Dataset content:
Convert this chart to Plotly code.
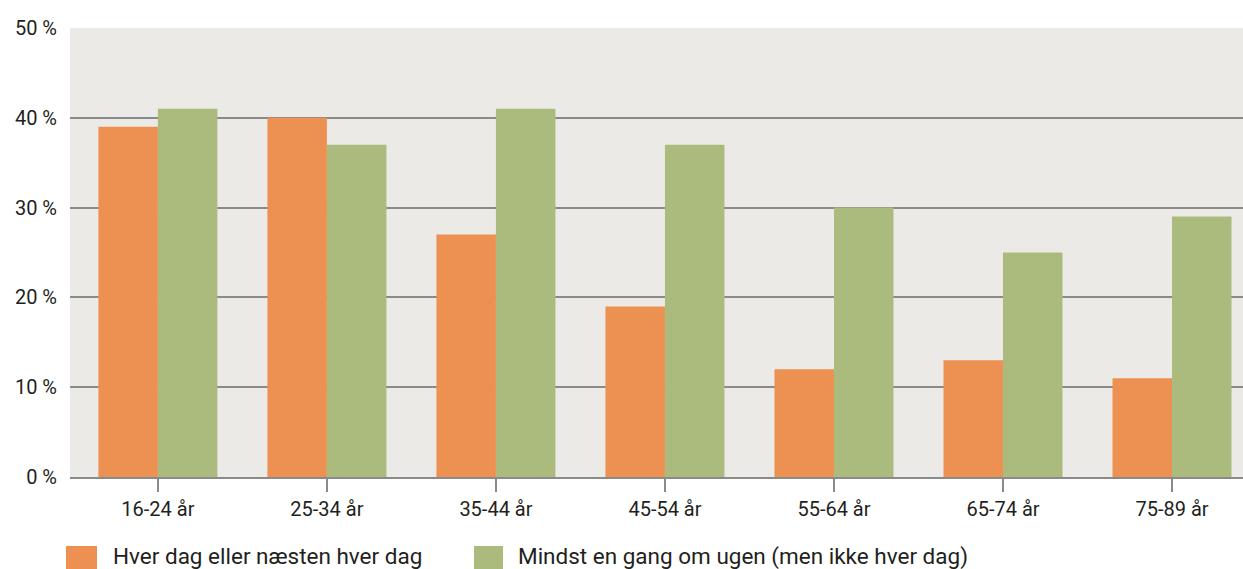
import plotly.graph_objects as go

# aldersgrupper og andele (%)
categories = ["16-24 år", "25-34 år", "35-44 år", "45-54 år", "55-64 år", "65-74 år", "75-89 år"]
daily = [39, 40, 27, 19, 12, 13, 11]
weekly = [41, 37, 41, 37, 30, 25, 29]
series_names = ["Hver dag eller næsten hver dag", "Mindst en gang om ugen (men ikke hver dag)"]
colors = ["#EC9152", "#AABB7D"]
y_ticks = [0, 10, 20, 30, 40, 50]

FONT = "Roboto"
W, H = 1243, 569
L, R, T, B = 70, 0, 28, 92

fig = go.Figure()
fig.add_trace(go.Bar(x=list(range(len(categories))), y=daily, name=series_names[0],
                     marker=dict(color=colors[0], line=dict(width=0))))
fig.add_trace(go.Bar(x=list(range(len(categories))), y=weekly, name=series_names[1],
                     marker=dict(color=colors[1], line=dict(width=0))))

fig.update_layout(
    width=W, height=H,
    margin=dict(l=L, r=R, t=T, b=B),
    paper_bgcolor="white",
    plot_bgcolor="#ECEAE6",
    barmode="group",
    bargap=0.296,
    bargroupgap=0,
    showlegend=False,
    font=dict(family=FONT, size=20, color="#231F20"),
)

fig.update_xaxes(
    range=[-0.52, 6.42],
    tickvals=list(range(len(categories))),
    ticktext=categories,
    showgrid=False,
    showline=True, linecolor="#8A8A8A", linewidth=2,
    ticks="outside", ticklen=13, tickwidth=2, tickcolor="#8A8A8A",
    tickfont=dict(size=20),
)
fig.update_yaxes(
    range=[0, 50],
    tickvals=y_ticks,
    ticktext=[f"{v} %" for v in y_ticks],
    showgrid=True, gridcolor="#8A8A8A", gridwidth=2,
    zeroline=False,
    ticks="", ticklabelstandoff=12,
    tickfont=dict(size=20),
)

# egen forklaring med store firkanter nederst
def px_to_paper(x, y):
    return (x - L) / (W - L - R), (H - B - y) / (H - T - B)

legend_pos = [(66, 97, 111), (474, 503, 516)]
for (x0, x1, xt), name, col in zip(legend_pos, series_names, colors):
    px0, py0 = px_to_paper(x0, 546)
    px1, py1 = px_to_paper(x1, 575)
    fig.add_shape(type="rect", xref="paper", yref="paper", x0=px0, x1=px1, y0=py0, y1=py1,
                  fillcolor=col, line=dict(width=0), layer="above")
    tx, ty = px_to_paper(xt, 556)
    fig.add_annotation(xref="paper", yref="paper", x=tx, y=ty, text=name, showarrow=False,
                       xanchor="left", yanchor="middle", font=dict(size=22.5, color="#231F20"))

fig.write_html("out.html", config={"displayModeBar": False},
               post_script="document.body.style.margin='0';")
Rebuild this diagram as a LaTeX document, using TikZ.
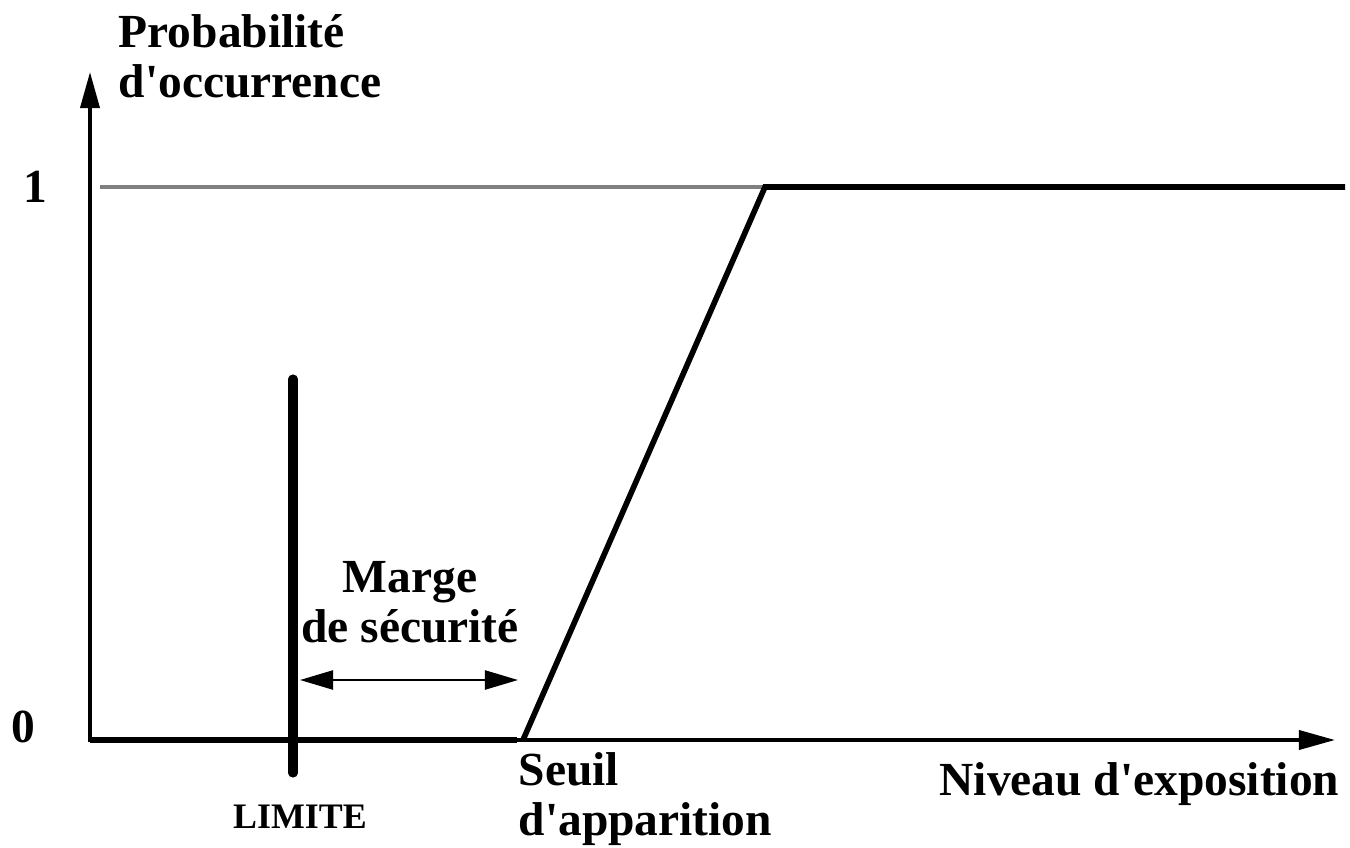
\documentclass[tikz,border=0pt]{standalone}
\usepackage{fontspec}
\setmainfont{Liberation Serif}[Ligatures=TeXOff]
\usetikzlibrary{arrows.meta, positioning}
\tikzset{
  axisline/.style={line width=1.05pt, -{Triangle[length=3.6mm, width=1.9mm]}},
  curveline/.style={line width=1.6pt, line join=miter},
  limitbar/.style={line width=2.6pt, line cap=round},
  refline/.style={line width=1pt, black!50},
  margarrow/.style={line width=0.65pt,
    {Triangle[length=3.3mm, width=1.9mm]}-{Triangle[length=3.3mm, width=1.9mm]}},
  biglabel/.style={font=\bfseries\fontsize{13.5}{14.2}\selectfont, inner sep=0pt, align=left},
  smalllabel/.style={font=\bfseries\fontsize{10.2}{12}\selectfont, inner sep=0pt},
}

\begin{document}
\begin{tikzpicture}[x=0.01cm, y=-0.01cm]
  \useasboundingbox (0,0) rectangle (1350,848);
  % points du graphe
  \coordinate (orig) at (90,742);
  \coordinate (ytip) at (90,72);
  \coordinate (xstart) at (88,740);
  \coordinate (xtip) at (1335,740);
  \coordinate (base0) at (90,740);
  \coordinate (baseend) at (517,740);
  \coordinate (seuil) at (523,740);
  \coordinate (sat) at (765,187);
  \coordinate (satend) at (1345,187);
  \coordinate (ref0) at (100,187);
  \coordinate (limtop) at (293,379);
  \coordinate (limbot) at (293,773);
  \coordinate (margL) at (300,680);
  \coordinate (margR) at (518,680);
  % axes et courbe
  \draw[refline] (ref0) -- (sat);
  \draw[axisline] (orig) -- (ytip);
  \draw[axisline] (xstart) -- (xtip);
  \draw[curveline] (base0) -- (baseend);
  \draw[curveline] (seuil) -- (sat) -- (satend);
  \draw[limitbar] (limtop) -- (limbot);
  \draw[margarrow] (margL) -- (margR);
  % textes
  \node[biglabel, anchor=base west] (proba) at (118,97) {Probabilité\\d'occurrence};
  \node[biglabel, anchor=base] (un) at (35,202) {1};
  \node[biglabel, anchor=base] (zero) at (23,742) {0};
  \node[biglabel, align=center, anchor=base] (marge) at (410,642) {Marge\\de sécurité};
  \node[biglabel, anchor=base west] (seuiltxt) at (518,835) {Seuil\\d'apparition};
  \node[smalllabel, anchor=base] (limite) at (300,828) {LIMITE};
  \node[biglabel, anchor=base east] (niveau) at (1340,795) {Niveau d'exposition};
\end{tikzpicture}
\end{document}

Exercise: Write the full listing out again with every line unchanged, but include no pictures.

Final result:
Convert this chart to Plotly code.
import plotly.graph_objects as go

# aldersgrupper og andele (%)
categories = ["16-24 år", "25-34 år", "35-44 år", "45-54 år", "55-64 år", "65-74 år", "75-89 år"]
daily = [39, 40, 27, 19, 12, 13, 11]
weekly = [41, 37, 41, 37, 30, 25, 29]
series_names = ["Hver dag eller næsten hver dag", "Mindst en gang om ugen (men ikke hver dag)"]
colors = ["#EC9152", "#AABB7D"]
y_ticks = [0, 10, 20, 30, 40, 50]

FONT = "Roboto"
W, H = 1243, 569
L, R, T, B = 70, 0, 28, 92

fig = go.Figure()
fig.add_trace(go.Bar(x=list(range(len(categories))), y=daily, name=series_names[0],
                     marker=dict(color=colors[0], line=dict(width=0))))
fig.add_trace(go.Bar(x=list(range(len(categories))), y=weekly, name=series_names[1],
                     marker=dict(color=colors[1], line=dict(width=0))))

fig.update_layout(
    width=W, height=H,
    margin=dict(l=L, r=R, t=T, b=B),
    paper_bgcolor="white",
    plot_bgcolor="#ECEAE6",
    barmode="group",
    bargap=0.296,
    bargroupgap=0,
    showlegend=False,
    font=dict(family=FONT, size=20, color="#231F20"),
)

fig.update_xaxes(
    range=[-0.52, 6.42],
    tickvals=list(range(len(categories))),
    ticktext=categories,
    showgrid=False,
    showline=True, linecolor="#8A8A8A", linewidth=2,
    ticks="outside", ticklen=13, tickwidth=2, tickcolor="#8A8A8A",
    tickfont=dict(size=20),
)
fig.update_yaxes(
    range=[0, 50],
    tickvals=y_ticks,
    ticktext=[f"{v} %" for v in y_ticks],
    showgrid=True, gridcolor="#8A8A8A", gridwidth=2,
    zeroline=False,
    ticks="", ticklabelstandoff=12,
    tickfont=dict(size=20),
)

# egen forklaring med store firkanter nederst
def px_to_paper(x, y):
    return (x - L) / (W - L - R), (H - B - y) / (H - T - B)

legend_pos = [(66, 97, 111), (474, 503, 516)]
for (x0, x1, xt), name, col in zip(legend_pos, series_names, colors):
    px0, py0 = px_to_paper(x0, 546)
    px1, py1 = px_to_paper(x1, 575)
    fig.add_shape(type="rect", xref="paper", yref="paper", x0=px0, x1=px1, y0=py0, y1=py1,
                  fillcolor=col, line=dict(width=0), layer="above")
    tx, ty = px_to_paper(xt, 556)
    fig.add_annotation(xref="paper", yref="paper", x=tx, y=ty, text=name, showarrow=False,
                       xanchor="left", yanchor="middle", font=dict(size=22.5, color="#231F20"))

fig.write_html("out.html", config={"displayModeBar": False},
               post_script="document.body.style.margin='0';")
Rebuild this diagram as a LaTeX document, using TikZ.
\documentclass[tikz,border=0pt]{standalone}
\usepackage{fontspec}
\setmainfont{Liberation Serif}[Ligatures=TeXOff]
\usetikzlibrary{arrows.meta, positioning}
\tikzset{
  axisline/.style={line width=1.05pt, -{Triangle[length=3.6mm, width=1.9mm]}},
  curveline/.style={line width=1.6pt, line join=miter},
  limitbar/.style={line width=2.6pt, line cap=round},
  refline/.style={line width=1pt, black!50},
  margarrow/.style={line width=0.65pt,
    {Triangle[length=3.3mm, width=1.9mm]}-{Triangle[length=3.3mm, width=1.9mm]}},
  biglabel/.style={font=\bfseries\fontsize{13.5}{14.2}\selectfont, inner sep=0pt, align=left},
  smalllabel/.style={font=\bfseries\fontsize{10.2}{12}\selectfont, inner sep=0pt},
}

\begin{document}
\begin{tikzpicture}[x=0.01cm, y=-0.01cm]
  \useasboundingbox (0,0) rectangle (1350,848);
  % points du graphe
  \coordinate (orig) at (90,742);
  \coordinate (ytip) at (90,72);
  \coordinate (xstart) at (88,740);
  \coordinate (xtip) at (1335,740);
  \coordinate (base0) at (90,740);
  \coordinate (baseend) at (517,740);
  \coordinate (seuil) at (523,740);
  \coordinate (sat) at (765,187);
  \coordinate (satend) at (1345,187);
  \coordinate (ref0) at (100,187);
  \coordinate (limtop) at (293,379);
  \coordinate (limbot) at (293,773);
  \coordinate (margL) at (300,680);
  \coordinate (margR) at (518,680);
  % axes et courbe
  \draw[refline] (ref0) -- (sat);
  \draw[axisline] (orig) -- (ytip);
  \draw[axisline] (xstart) -- (xtip);
  \draw[curveline] (base0) -- (baseend);
  \draw[curveline] (seuil) -- (sat) -- (satend);
  \draw[limitbar] (limtop) -- (limbot);
  \draw[margarrow] (margL) -- (margR);
  % textes
  \node[biglabel, anchor=base west] (proba) at (118,97) {Probabilité\\d'occurrence};
  \node[biglabel, anchor=base] (un) at (35,202) {1};
  \node[biglabel, anchor=base] (zero) at (23,742) {0};
  \node[biglabel, align=center, anchor=base] (marge) at (410,642) {Marge\\de sécurité};
  \node[biglabel, anchor=base west] (seuiltxt) at (518,835) {Seuil\\d'apparition};
  \node[smalllabel, anchor=base] (limite) at (300,828) {LIMITE};
  \node[biglabel, anchor=base east] (niveau) at (1340,795) {Niveau d'exposition};
\end{tikzpicture}
\end{document}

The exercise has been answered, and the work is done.